» WRITTEN EXERCISE:
Locate and copy each line in the data that contains the word "chart".

-- START OF RECORDS SHOWN --

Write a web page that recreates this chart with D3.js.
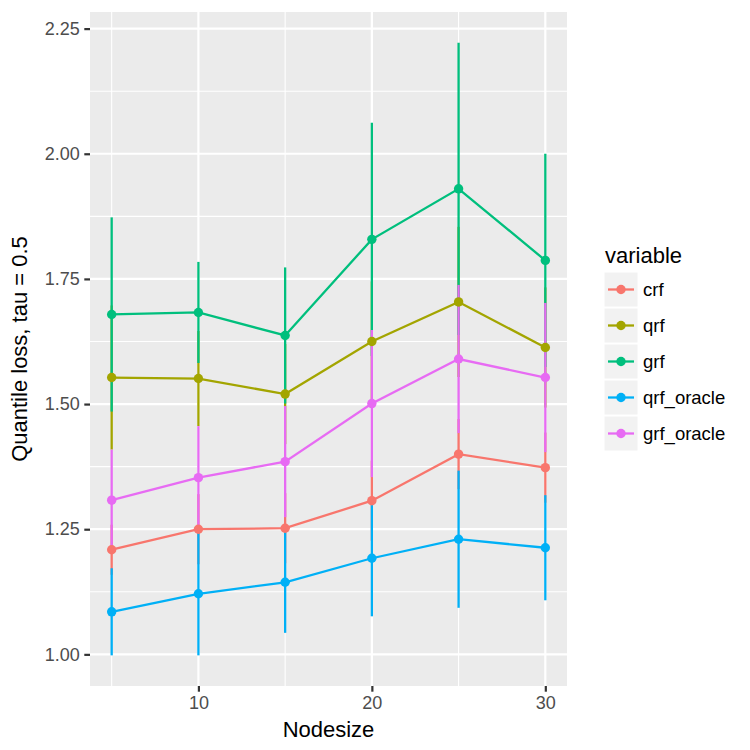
<!DOCTYPE html>
<html>
<head>
<meta charset="UTF-8">
<script src="https://d3js.org/d3.v7.min.js"></script>
<style>
  body { margin: 0; background: white; }
  svg text { font-family: "Liberation Sans", Arial, sans-serif; }
</style>
</head>
<body>
<div id="chart"></div>
<script>
// nodesize values on the x axis
const nodesize = [5, 10, 15, 20, 25, 30];
const seriesNames = ["crf", "qrf", "grf", "qrf_oracle", "grf_oracle"];
const colors = ["#F8766D", "#A3A500", "#00BF7D", "#00B0F6", "#E76BF3"];

// mean quantile loss for each method
const crfMean = [1.209, 1.250, 1.252, 1.307, 1.400, 1.373];
const qrfMean = [1.553, 1.551, 1.520, 1.625, 1.704, 1.613];
const grfMean = [1.679, 1.683, 1.637, 1.829, 1.930, 1.787];
const qrfOracleMean = [1.085, 1.121, 1.144, 1.192, 1.230, 1.213];
const grfOracleMean = [1.308, 1.353, 1.385, 1.501, 1.590, 1.553];

// half width of the error bars
const crfErr = [0.05, 0.07, 0.07, 0.08, 0.07, 0.07];
const qrfErr = [0.144, 0.095, 0.10, 0.12, 0.15, 0.12];
const grfErr = [0.194, 0.101, 0.136, 0.233, 0.292, 0.213];
const qrfOracleErr = [0.087, 0.123, 0.101, 0.116, 0.137, 0.105];
const grfOracleErr = [0.101, 0.103, 0.111, 0.147, 0.148, 0.149];

const xTicks = [10, 20, 30];
const xMinor = [5, 15, 25];
const yTicks = [1.00, 1.25, 1.50, 1.75, 2.00, 2.25];

const means = [crfMean, qrfMean, grfMean, qrfOracleMean, grfOracleMean];
const errs = [crfErr, qrfErr, grfErr, qrfOracleErr, grfOracleErr];

const series = seriesNames.map((name, i) => ({
    name: name,
    color: colors[i],
    values: nodesize.map((n, j) => ({ x: n, y: means[i][j], lo: means[i][j] - errs[i][j], hi: means[i][j] + errs[i][j] }))
}));

const W = 750, H = 750;
const panel = { left: 90, right: 567, top: 12, bottom: 686 };

const svg = d3.select("#chart").append("svg")
    .attr("width", W).attr("height", H);

// ggplot style 5% expansion
const xExt = d3.extent(nodesize);
const xPad = (xExt[1] - xExt[0]) * 0.05;
const x = d3.scaleLinear().domain([xExt[0] - xPad, xExt[1] + xPad]).range([panel.left, panel.right]);

const allVals = series.flatMap(s => s.values.flatMap(d => [d.lo, d.hi]));
const yExt = d3.extent(allVals);
const yPad = (yExt[1] - yExt[0]) * 0.05;
const y = d3.scaleLinear().domain([yExt[0] - yPad, yExt[1] + yPad]).range([panel.bottom, panel.top]);

// panel background
svg.append("rect")
    .attr("x", panel.left).attr("y", panel.top)
    .attr("width", panel.right - panel.left).attr("height", panel.bottom - panel.top)
    .attr("fill", "#EBEBEB");

const grid = svg.append("g");
const yMinor = d3.pairs(yTicks).map(p => (p[0] + p[1]) / 2);
grid.selectAll(".ymin").data(yMinor).join("line")
    .attr("x1", panel.left).attr("x2", panel.right)
    .attr("y1", d => y(d)).attr("y2", d => y(d))
    .attr("stroke", "white").attr("stroke-width", 1.1);
grid.selectAll(".xmin").data(xMinor).join("line")
    .attr("y1", panel.top).attr("y2", panel.bottom)
    .attr("x1", d => x(d)).attr("x2", d => x(d))
    .attr("stroke", "white").attr("stroke-width", 1.1);
grid.selectAll(".ymaj").data(yTicks).join("line")
    .attr("x1", panel.left).attr("x2", panel.right)
    .attr("y1", d => y(d)).attr("y2", d => y(d))
    .attr("stroke", "white").attr("stroke-width", 2.2);
grid.selectAll(".xmaj").data(xTicks).join("line")
    .attr("y1", panel.top).attr("y2", panel.bottom)
    .attr("x1", d => x(d)).attr("x2", d => x(d))
    .attr("stroke", "white").attr("stroke-width", 2.2);

// axes
const yAxis = svg.append("g")
    .attr("transform", `translate(${panel.left},0)`)
    .call(d3.axisLeft(y).tickValues(yTicks).tickFormat(d3.format(".2f")).tickSize(5.7).tickPadding(4.6));
const xAxis = svg.append("g")
    .attr("transform", `translate(0,${panel.bottom})`)
    .call(d3.axisBottom(x).tickValues(xTicks).tickFormat(d3.format("d")).tickSize(5.7).tickPadding(4.6));
[xAxis, yAxis].forEach(a => {
    a.select(".domain").remove();
    a.selectAll("line").attr("stroke", "#333333").attr("stroke-width", 2.2);
    a.selectAll("text").attr("fill", "#4D4D4D").style("font-size", "18px");
});

// error bars
const plot = svg.append("g");
series.forEach(s => {
    plot.append("g").selectAll("line").data(s.values).join("line")
        .attr("x1", d => x(d.x)).attr("x2", d => x(d.x))
        .attr("y1", d => y(d.lo)).attr("y2", d => y(d.hi))
        .attr("stroke", s.color).attr("stroke-width", 2.3);
});

const line = d3.line().x(d => x(d.x)).y(d => y(d.y));
series.forEach(s => {
    plot.append("path").datum(s.values)
        .attr("d", line)
        .attr("fill", "none")
        .attr("stroke", s.color).attr("stroke-width", 2.3);
});
series.forEach(s => {
    plot.append("g").selectAll("circle").data(s.values).join("circle")
        .attr("cx", d => x(d.x)).attr("cy", d => y(d.y))
        .attr("r", 4.7).attr("fill", s.color);
});

// axis titles
svg.append("text")
    .attr("x", (panel.left + panel.right) / 2).attr("y", 737)
    .attr("text-anchor", "middle")
    .style("font-size", "22px")
    .text("Nodesize");
svg.append("text")
    .attr("transform", `translate(27,${(panel.top + panel.bottom) / 2}) rotate(-90)`)
    .attr("text-anchor", "middle")
    .style("font-size", "22px")
    .text("Quantile loss, tau = 0.5");

// legend
const legend = svg.append("g").attr("transform", "translate(604,0)");
legend.append("text")
    .attr("x", 1).attr("y", 263)
    .style("font-size", "22px")
    .text("variable");
const keys = legend.selectAll(".key").data(series).join("g")
    .attr("transform", (d, i) => `translate(0,${272 + i * 36})`);
keys.append("rect")
    .attr("width", 34).attr("height", 35)
    .attr("fill", "#F2F2F2").attr("stroke", "white").attr("stroke-width", 1);
keys.append("line")
    .attr("x1", 4).attr("x2", 30).attr("y1", 17.5).attr("y2", 17.5)
    .attr("stroke", d => d.color).attr("stroke-width", 2.3);
keys.append("circle")
    .attr("cx", 17).attr("cy", 17.5).attr("r", 4.7)
    .attr("fill", d => d.color);
keys.append("text")
    .attr("x", 39).attr("y", 17.5).attr("dy", "0.35em")
    .style("font-size", "18.5px")
    .text(d => d.name);
</script>
</body>
</html>
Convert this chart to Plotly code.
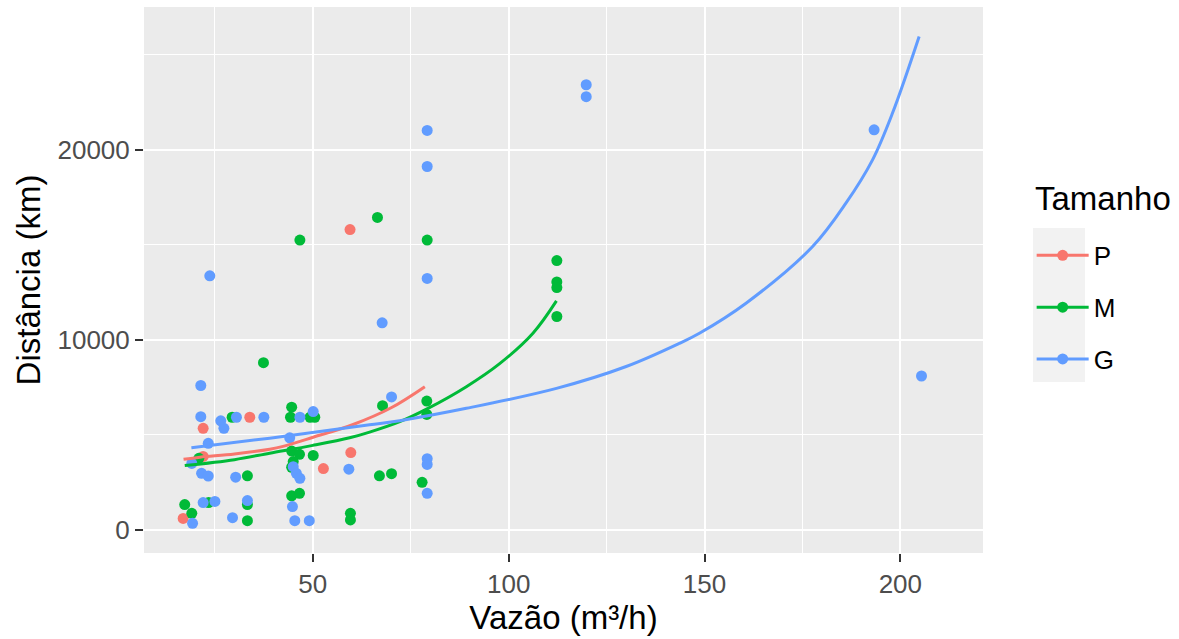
import plotly.graph_objects as go

# ---------------- data ----------------
P_x = [16.9, 22.0, 22.0, 33.9, 52.7, 59.5, 59.7]
P_y = [610, 5350, 3870, 5930, 3230, 15800, 4070]

M_x = [17.3, 19.1, 20.9, 23.4, 29.4, 33.3, 33.3, 33.3, 37.4, 44.6, 44.3, 44.6,
       46.6, 45.0, 44.6, 44.6, 46.6, 46.7, 49.3, 50.5, 50.1, 59.6, 59.6, 66.5,
       67.0, 67.8, 70.1, 77.9, 79.1, 79.1, 79.2, 112.3, 112.3, 112.3, 112.3]
M_y = [1340, 880, 3770, 1440, 5930, 2850, 1340, 490, 8800, 6460, 5930, 4150,
       3980, 3600, 3300, 1800, 1930, 15250, 5930, 5930, 3920, 880, 530, 16440,
       2850, 6540, 2960, 2510, 6780, 6080, 15250, 14170, 13050, 12750, 11230]

G_x = [19.3, 19.1, 21.4, 21.4, 21.6, 22.0, 23.3, 23.3, 23.7, 25.0, 26.5, 27.3,
       29.5, 30.5, 30.3, 33.3, 37.5, 44.1, 44.8, 45.4, 45.0, 45.8, 46.7, 46.7,
       49.1, 50.1, 59.2, 67.7, 70.1, 79.2, 79.2, 79.2, 79.2, 79.2, 79.2, 119.8,
       119.8, 193.3, 205.4]
G_y = [350, 3500, 7600, 5960, 2980, 1440, 4560, 2840, 13370, 1500, 5740, 5350,
       650, 5930, 2780, 1550, 5930, 4850, 1230, 490, 3330, 2980, 2720, 5930,
       490, 6230, 3200, 10900, 7000, 21020, 19120, 13230, 3750, 3450, 1930, 23420,
       22790, 21050, 8100]

# fitted curves
P_fit_x = [17, 21.2, 30, 39, 42.4, 50.1, 60.3, 70, 78.6]
P_fit_y = [3720, 3830, 4000, 4250, 4400, 4880, 5550, 6430, 7540]

M_fit_x = [17.3, 30, 39, 50, 59.4, 64.5, 72.2, 79.4, 89.2, 97.7, 106.2, 112.2]
M_fit_y = [3390, 3700, 4040, 4450, 4850, 5150, 5700, 6400, 7540, 8750, 10350, 12050]

G_fit_x = [19, 39, 64.5, 72.2, 89.2, 112.2, 130, 143.6, 148.7, 160.6, 177.6,
           186.1, 192.9, 198, 204.8]
G_fit_y = [4330, 4830, 5530, 5750, 6400, 7450, 8600, 9820, 10350, 11930, 14910,
           17190, 19470, 21930, 25960]

groups = ["P", "M", "G"]
colors = {"P": "#F8766D", "M": "#00BA38", "G": "#619CFF"}

X_TICKS = [50, 100, 150, 200]
X_TICK_LABELS = ["50", "100", "150", "200"]
X_MINOR = [25, 75, 125, 175]
Y_TICKS = [0, 10000, 20000]
Y_TICK_LABELS = ["0", "10000", "20000"]
Y_MINOR = [5000, 15000, 25000]

pts = {"P": (P_x, P_y), "M": (M_x, M_y), "G": (G_x, G_y)}
fits = {"P": (P_fit_x, P_fit_y), "M": (M_fit_x, M_fit_y), "G": (G_fit_x, G_fit_y)}

FONT = "Liberation Sans, Arial, sans-serif"
fig = go.Figure()

for g in groups:
    x, y = pts[g]
    fig.add_trace(go.Scatter(x=x, y=y, mode="markers", showlegend=False,
                             marker=dict(color=colors[g], size=11, line=dict(width=0)),
                             hoverinfo="skip"))
for g in groups:
    x, y = fits[g]
    fig.add_trace(go.Scatter(x=x, y=y, mode="lines", showlegend=False,
                             line=dict(color=colors[g], width=3, shape="spline"),
                             hoverinfo="skip"))
for g in groups:
    fig.add_trace(go.Scatter(x=[None], y=[None], mode="lines+markers", name=g,
                             legendgroup=g,
                             marker=dict(color=colors[g], size=11),
                             line=dict(color=colors[g], width=3)))

axis_common = dict(
    showgrid=True, gridcolor="white", gridwidth=2, zeroline=False, showline=False,
    ticks="outside", ticklen=8, tickwidth=1.5, tickcolor="#333333",
    tickfont=dict(family=FONT, size=26, color="#4D4D4D"),
)

fig.update_layout(
    width=1179, height=639, autosize=False,
    paper_bgcolor="white", plot_bgcolor="#EBEBEB",
    margin=dict(l=144, r=196, t=7, b=86, pad=0),
    font=dict(family=FONT, color="black"),
    xaxis=dict(range=[6.9, 221.1], tickmode="array", tickvals=X_TICKS,
               ticktext=X_TICK_LABELS,
               minor=dict(tickmode="array", tickvals=X_MINOR, showgrid=True,
                          gridcolor="white", gridwidth=1, ticks=""),
               title=dict(text="Vazão (m³/h)", font=dict(family=FONT, size=33, color="black"),
                          standoff=4),
               automargin=False, **axis_common),
    yaxis=dict(range=[-1210, 27510], tickmode="array", tickvals=Y_TICKS,
               ticktext=Y_TICK_LABELS,
               minor=dict(tickmode="array", tickvals=Y_MINOR, showgrid=True,
                          gridcolor="white", gridwidth=1, ticks=""),
               title=dict(text="Distância (km)", font=dict(family=FONT, size=33, color="black"),
                          standoff=6),
               automargin=False, **axis_common),
    legend=dict(x=1.058, xanchor="left", y=0.588, yanchor="top",
                font=dict(family=FONT, size=26, color="black"),
                bgcolor="rgba(0,0,0,0)", itemwidth=52, tracegroupgap=15,
                traceorder="grouped"),
    annotations=[dict(text="Tamanho", xref="paper", yref="paper", x=1.0596, y=0.650,
                      xanchor="left", yanchor="middle", showarrow=False,
                      font=dict(family=FONT, size=33, color="black"))],
    shapes=[dict(type="rect", xref="paper", yref="paper", x0=1.0596, x1=1.1216,
                 y0=0.3132, y1=0.5952, fillcolor="#F2F2F2", line=dict(width=0),
                 layer="below")],
)

fig.write_html("out.html", config={"displayModeBar": False},
               post_script="document.body.style.margin='0';document.body.style.overflow='hidden';")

-- END OF RECORDS SHOWN --

» SOLVED PROBLEM:
Write a web page that recreates this chart with D3.js.
<div id="chart"></div>
const svg = d3.select("#chart").append("svg")
Convert this chart to Plotly code.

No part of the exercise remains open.